[Data lines]
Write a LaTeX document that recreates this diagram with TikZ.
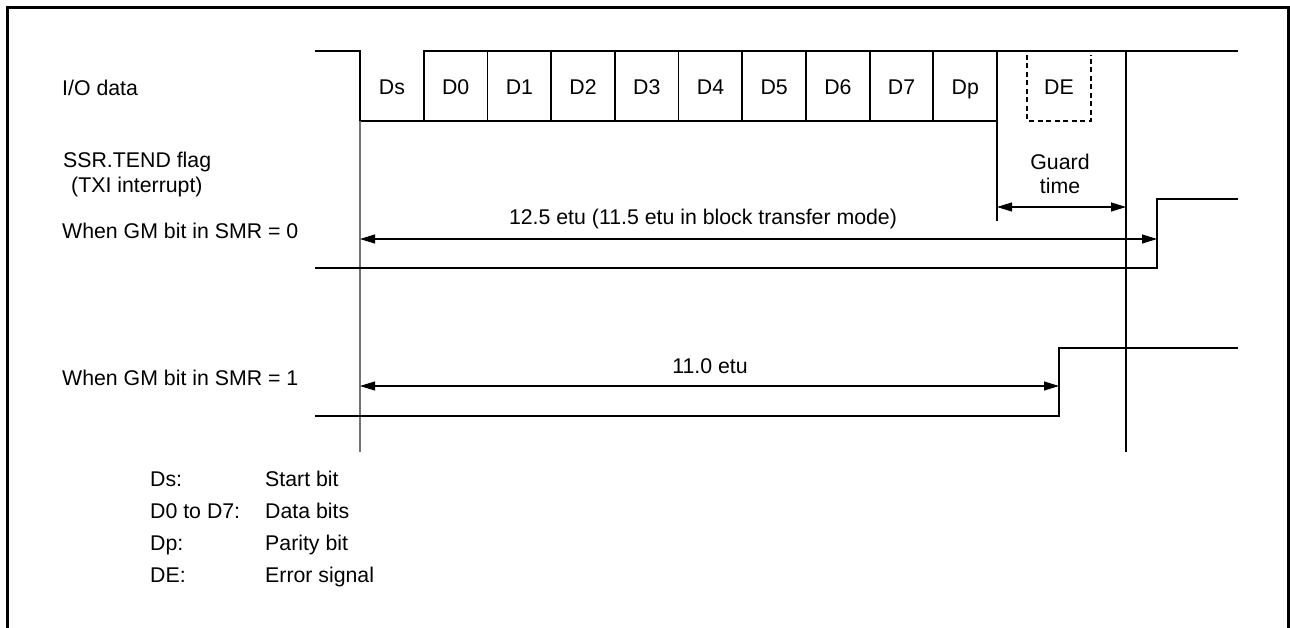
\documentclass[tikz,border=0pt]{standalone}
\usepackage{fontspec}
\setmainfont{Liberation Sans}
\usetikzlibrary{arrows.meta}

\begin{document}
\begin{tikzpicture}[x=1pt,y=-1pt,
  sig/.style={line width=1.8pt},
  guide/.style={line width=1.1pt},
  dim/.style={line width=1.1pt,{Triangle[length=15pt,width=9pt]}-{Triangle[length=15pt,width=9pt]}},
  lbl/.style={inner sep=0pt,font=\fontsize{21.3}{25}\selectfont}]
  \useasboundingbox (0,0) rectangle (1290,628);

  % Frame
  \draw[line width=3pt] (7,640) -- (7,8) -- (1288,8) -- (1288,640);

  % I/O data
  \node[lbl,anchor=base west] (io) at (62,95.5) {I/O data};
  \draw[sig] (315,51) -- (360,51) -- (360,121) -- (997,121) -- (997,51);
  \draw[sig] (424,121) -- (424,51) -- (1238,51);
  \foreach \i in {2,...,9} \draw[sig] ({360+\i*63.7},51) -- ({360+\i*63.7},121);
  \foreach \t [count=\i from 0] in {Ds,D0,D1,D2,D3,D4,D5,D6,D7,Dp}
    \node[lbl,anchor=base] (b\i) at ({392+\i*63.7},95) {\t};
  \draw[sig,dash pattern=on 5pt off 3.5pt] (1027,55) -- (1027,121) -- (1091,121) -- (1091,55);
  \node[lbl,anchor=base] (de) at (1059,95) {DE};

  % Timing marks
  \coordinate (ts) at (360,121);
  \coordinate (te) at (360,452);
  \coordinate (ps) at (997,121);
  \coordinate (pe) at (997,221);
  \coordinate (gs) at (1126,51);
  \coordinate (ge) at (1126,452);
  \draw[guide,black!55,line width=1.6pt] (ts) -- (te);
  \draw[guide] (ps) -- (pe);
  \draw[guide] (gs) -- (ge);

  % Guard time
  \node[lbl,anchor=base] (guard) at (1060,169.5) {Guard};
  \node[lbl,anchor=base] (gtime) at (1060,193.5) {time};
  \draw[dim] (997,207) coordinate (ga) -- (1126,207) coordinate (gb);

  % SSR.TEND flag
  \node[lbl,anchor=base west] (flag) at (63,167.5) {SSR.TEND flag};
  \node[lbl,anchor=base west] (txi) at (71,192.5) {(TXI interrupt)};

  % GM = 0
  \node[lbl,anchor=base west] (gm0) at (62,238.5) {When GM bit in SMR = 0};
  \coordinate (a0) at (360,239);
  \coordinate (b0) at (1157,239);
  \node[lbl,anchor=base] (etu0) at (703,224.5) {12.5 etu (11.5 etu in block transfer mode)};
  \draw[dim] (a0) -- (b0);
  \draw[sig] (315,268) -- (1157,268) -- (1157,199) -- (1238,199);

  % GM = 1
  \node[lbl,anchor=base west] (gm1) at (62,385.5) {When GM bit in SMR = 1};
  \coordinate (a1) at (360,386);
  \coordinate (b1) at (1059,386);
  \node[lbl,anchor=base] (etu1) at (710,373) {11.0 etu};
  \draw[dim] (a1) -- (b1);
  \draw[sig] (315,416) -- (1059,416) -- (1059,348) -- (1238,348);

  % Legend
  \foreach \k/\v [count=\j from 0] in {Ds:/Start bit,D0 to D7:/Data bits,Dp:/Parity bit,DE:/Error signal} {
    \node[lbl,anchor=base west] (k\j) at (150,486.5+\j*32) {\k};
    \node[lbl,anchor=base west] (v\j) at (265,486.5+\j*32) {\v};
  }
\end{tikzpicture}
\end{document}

[Your task]
Repeat the lines above, starting at the first and stopping after the line that holds "(1288,8) -- (1288,640);", with the pictures left out.

[Reply to the task]
Write a LaTeX document that recreates this diagram with TikZ.
\documentclass[tikz,border=0pt]{standalone}
\usepackage{fontspec}
\setmainfont{Liberation Sans}
\usetikzlibrary{arrows.meta}

\begin{document}
\begin{tikzpicture}[x=1pt,y=-1pt,
  sig/.style={line width=1.8pt},
  guide/.style={line width=1.1pt},
  dim/.style={line width=1.1pt,{Triangle[length=15pt,width=9pt]}-{Triangle[length=15pt,width=9pt]}},
  lbl/.style={inner sep=0pt,font=\fontsize{21.3}{25}\selectfont}]
  \useasboundingbox (0,0) rectangle (1290,628);

  % Frame
  \draw[line width=3pt] (7,640) -- (7,8) -- (1288,8) -- (1288,640);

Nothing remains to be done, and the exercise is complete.